Евпатий Коловрат. Последний герой Древней Руси - страница 6
Очень подробно рассмотрел события 1237 года в Рязанской земле почти забытый ныне, но весьма известный в XIX веке русский историк Дмитрий Иванович Иловайский. В своей работе «История Рязанского княжества» (1858) он попытался свести воедино все сведения, известные к тому времени из летописей, и выстроить непротиворечивую картину событий. Историю Евпатия Коловрата он посчитал попавшим в письменные источники отголоском народного предания, а самого Евпатия – былинным рязанским богатырем. «Событие, очевидно, невыдуманное; только трудно определить, насколько народная гордость участвовала в изобретении поэтических подробностей»[15].
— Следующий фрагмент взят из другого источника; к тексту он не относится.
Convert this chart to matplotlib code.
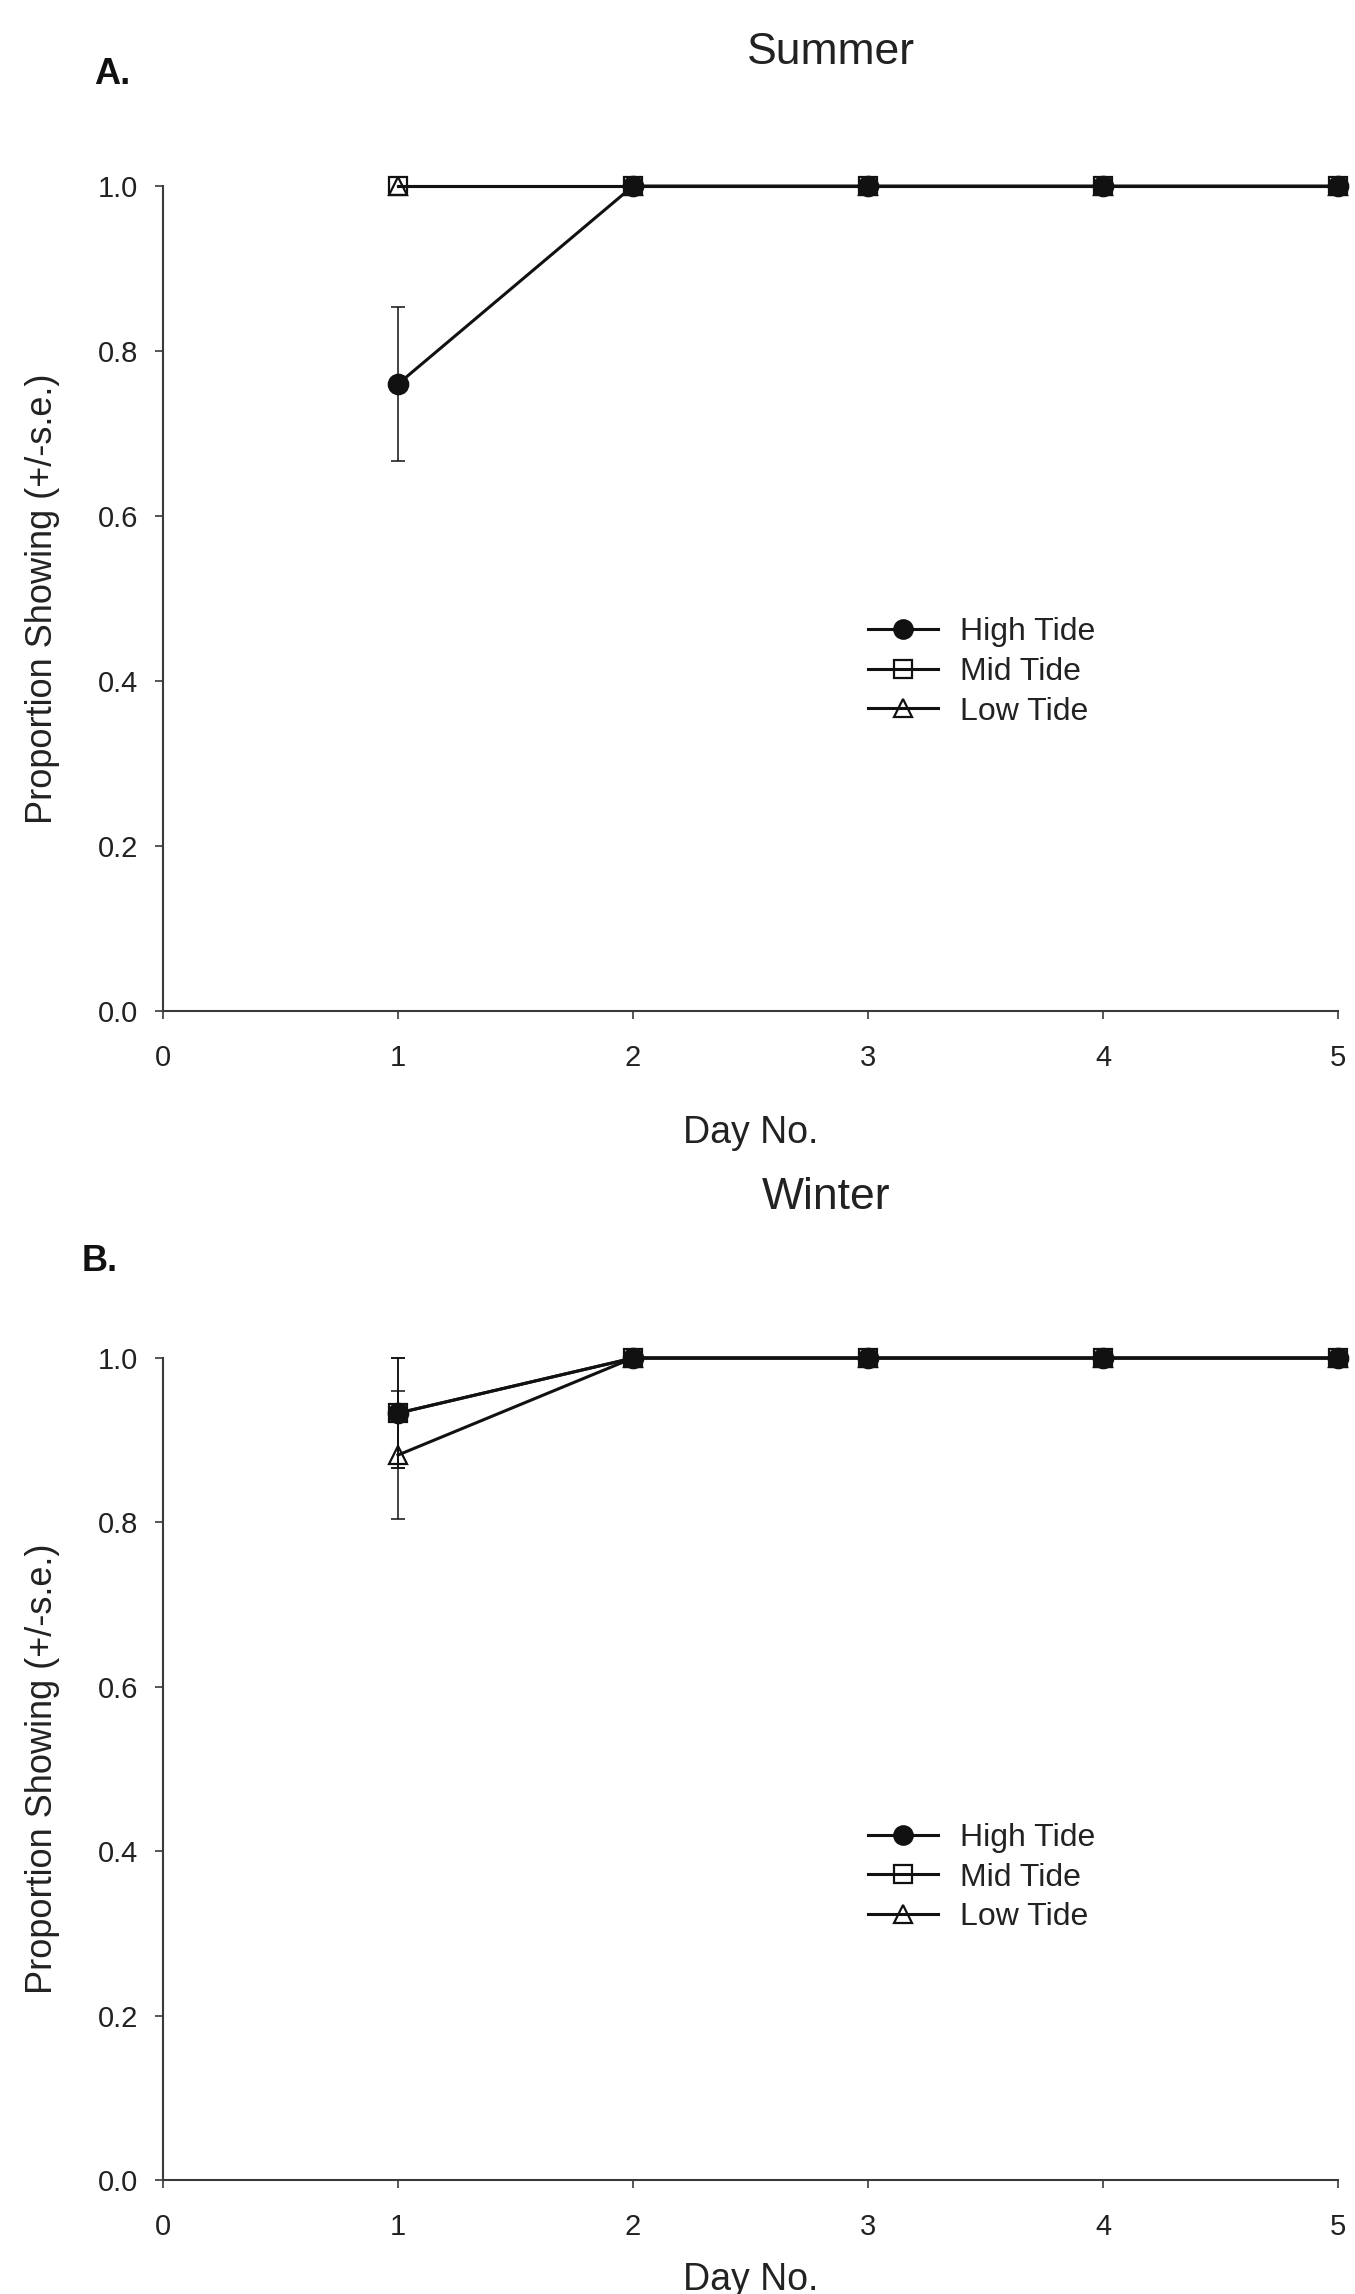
import matplotlib
matplotlib.use("Agg")
import matplotlib.pyplot as plt
import numpy as np

plt.rcParams['font.family'] = ['Liberation Sans', 'DejaVu Sans']

# ---------------- data ----------------
days = [1, 2, 3, 4, 5]
series_names = ["High Tide", "Mid Tide", "Low Tide"]

summer_high = [0.76, 1.0, 1.0, 1.0, 1.0]
summer_high_se = [0.093, 0.0, 0.0, 0.0, 0.0]
summer_mid = [1.0, 1.0, 1.0, 1.0, 1.0]
summer_mid_se = [0.0, 0.0, 0.0, 0.0, 0.0]
summer_low = [1.0, 1.0, 1.0, 1.0, 1.0]
summer_low_se = [0.0, 0.0, 0.0, 0.0, 0.0]

winter_high = [0.933, 1.0, 1.0, 1.0, 1.0]
winter_high_se = [0.067, 0.0, 0.0, 0.0, 0.0]
winter_mid = [0.933, 1.0, 1.0, 1.0, 1.0]
winter_mid_se = [0.067, 0.0, 0.0, 0.0, 0.0]
winter_low = [0.882, 1.0, 1.0, 1.0, 1.0]
winter_low_se = [0.078, 0.0, 0.0, 0.0, 0.0]

x_ticks = [0, 1, 2, 3, 4, 5]
y_ticks = [0.0, 0.2, 0.4, 0.6, 0.8, 1.0]
y_tick_labels = ["0.0", "0.2", "0.4", "0.6", "0.8", "1.0"]

# ---------------- styling ----------------
LINE_C = '#111111'
AX_C = '#3a3a3a'
styles = {
    "High Tide": dict(marker='o', mfc=LINE_C, mec=LINE_C, ms=14, z=5),
    "Mid Tide": dict(marker='s', mfc='none', mec=LINE_C, ms=13, z=4),
    "Low Tide": dict(marker='^', mfc='none', mec=LINE_C, ms=13, z=3),
}

fig = plt.figure(figsize=(13.55, 22.94), dpi=100)
ax1 = fig.add_axes([0.1203, 0.5593, 0.8672, 0.3596])
ax2 = fig.add_axes([0.1203, 0.0497, 0.8672, 0.3583])


def draw_panel(ax, data, legend_y, xlabel_y):
    # draw in order Low, Mid, High so High is on top
    for name in ["Low Tide", "Mid Tide", "High Tide"]:
        vals, se = data[name]
        st = styles[name]
        se_arr = np.array(se)
        mask = se_arr > 0
        if mask.any():
            ax.errorbar(np.array(days)[mask], np.array(vals)[mask],
                        yerr=se_arr[mask], fmt='none', ecolor=LINE_C,
                        elinewidth=1.1, capsize=5, capthick=1.1,
                        zorder=st['z'] - 0.5, clip_on=False)
        ax.plot(days, vals, color=LINE_C, lw=2.2, marker=st['marker'],
                mfc=st['mfc'], mec=st['mec'], ms=st['ms'], mew=1.6,
                label=name, zorder=st['z'], clip_on=False)

    ax.set_xlim(0, 5)
    ax.set_ylim(0, 1.0)
    ax.set_xticks(x_ticks)
    ax.set_yticks(y_ticks)
    ax.set_yticklabels(y_tick_labels)
    for s in ['top', 'right']:
        ax.spines[s].set_visible(False)
    for s in ['left', 'bottom']:
        ax.spines[s].set_color(AX_C)
        ax.spines[s].set_linewidth(1.5)
    ax.tick_params(axis='both', direction='out', length=6, width=1.2,
                   color=AX_C, labelsize=21, labelcolor='#222222')
    ax.tick_params(axis='x', pad=18)
    ax.tick_params(axis='y', pad=12)

    ax.set_ylabel("Proportion Showing (+/-s.e.)", fontsize=26, color='#222222')
    ax.yaxis.set_label_coords(-0.088, 0.5)
    ax.set_xlabel("Day No.", fontsize=27, color='#222222')
    ax.xaxis.set_label_coords(0.5, xlabel_y)

    handles, labels = ax.get_legend_handles_labels()
    order = [labels.index(n) for n in series_names]
    leg = ax.legend([handles[i] for i in order], [labels[i] for i in order],
                    loc='center left', bbox_to_anchor=(0.6, legend_y),
                    frameon=False, fontsize=23, handlelength=2.2,
                    handletextpad=0.68, labelspacing=0.3,
                    borderpad=0, borderaxespad=0, markerscale=0.95)
    for t in leg.get_texts():
        t.set_color('#222222')


draw_panel(ax1, {"High Tide": (summer_high, summer_high_se),
                 "Mid Tide": (summer_mid, summer_mid_se),
                 "Low Tide": (summer_low, summer_low_se)},
           legend_y=0.411, xlabel_y=-0.126)
draw_panel(ax2, {"High Tide": (winter_high, winter_high_se),
                 "Mid Tide": (winter_mid, winter_mid_se),
                 "Low Tide": (winter_low, winter_low_se)},
           legend_y=0.368, xlabel_y=-0.0995)

fig.text(0.613, 0.977, "Summer", ha='center', va='center', fontsize=32, color='#222222')
fig.text(0.6096, 0.478, "Winter", ha='center', va='center', fontsize=32, color='#222222')
fig.text(0.0827, 0.9677, "A.", ha='center', va='center', fontsize=26,
         fontweight='bold', color='#111111')
fig.text(0.0734, 0.4499, "B.", ha='center', va='center', fontsize=26,
         fontweight='bold', color='#111111')

fig.savefig("out.png", dpi=100, facecolor='white')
В 1880 году из-под пера историка выходит труд «Становление Руси», в котором вопрос о нашествии монголов рассмотрен с общерусской точки зрения. По мнению Иловайского, объективный ход исторического развития сделал невозможной эффективную защиту страны от нашествия: «Можно, конечно, обвинять наших старых князей в том, что они не поняли всей опасности и всех бедствий, грозивших тогда от новых врагов, не соединили свои силы для дружного отпора. Но, с другой стороны, не должно забывать, что там, где предшествовал долгий период всякого рода разъединения, соперничества и развития областной обособленности, там никакая человеческая воля, никакой гений не могли совершить быстрое объединение и сосредоточение народных сил. …Древняя Русь сделала то, что было в ее средствах и способах. Каждая земля, почти каждый значительный город мужественно встречали варваров и отчаянно защищались, едва ли имея какую-либо надежду победить. Иначе не могло и быть. Великий исторический народ не уступает внешнему врагу без мужественного сопротивления, хотя бы и при самых неблагоприятных обстоятельствах»[16].
Нетрадиционный взгляд на монгольское завоевание предложил Георгий Владимирович Вернадский, русский историк, оказавшийся после Октябрьского переворота в эмиграции в США. По своим взглядам он был близок к евразийцам, и поэтому, рассматривая монгольский период в истории Руси, он выбрал необычный для нашей историографии угол зрения. В своем труде «Монголы и Русь», представлявшем собой третью часть фундаментального труда по истории России, он рассматривает не историю русских княжеств под монгольским владычеством, а историю Монгольской империи и Руси как одной из ее провинций. Если до этого центром обозрения была Русь, то теперь он перемещается в империю великого хана и в Золотую Орду. Непосредственно событиям 1237–1240 годов в книге посвящено не более двух страниц, на которых сухо перечислены даты ордынских походов и основных сражений. Нежелание вдаваться в подробности объясняется стремлением евразийцев «реабилитировать» монголов и представить их не как жестоких варваров, а как развитую цивилизацию, уровень жестокости которой не превышал обычного для Средних веков[17]. Картины беспощадных разрушений и жестокой резни плохо увязывались с рассуждениями о мудрости Ясы Чингисхана и справедливом устройстве великой евразийской империи.
Однако именно такой подход позволил увидеть монгольское нашествие не просто как стихийное бедствие или проявление Божией воли, но и подробно рассмотреть его причины и цели.
Интересно, что почти одновременно работа с аналогичным названием – «Монголы и Русь» – появилась и по эту сторону «железного занавеса». Ее автором был Арсений Николаевич Насонов. Основной темой его работы была политика золотоордынских ханов в отношении русских княжеств, при этом сам процесс завоевания историка не интересовал – ему посвящено не более двух абзацев.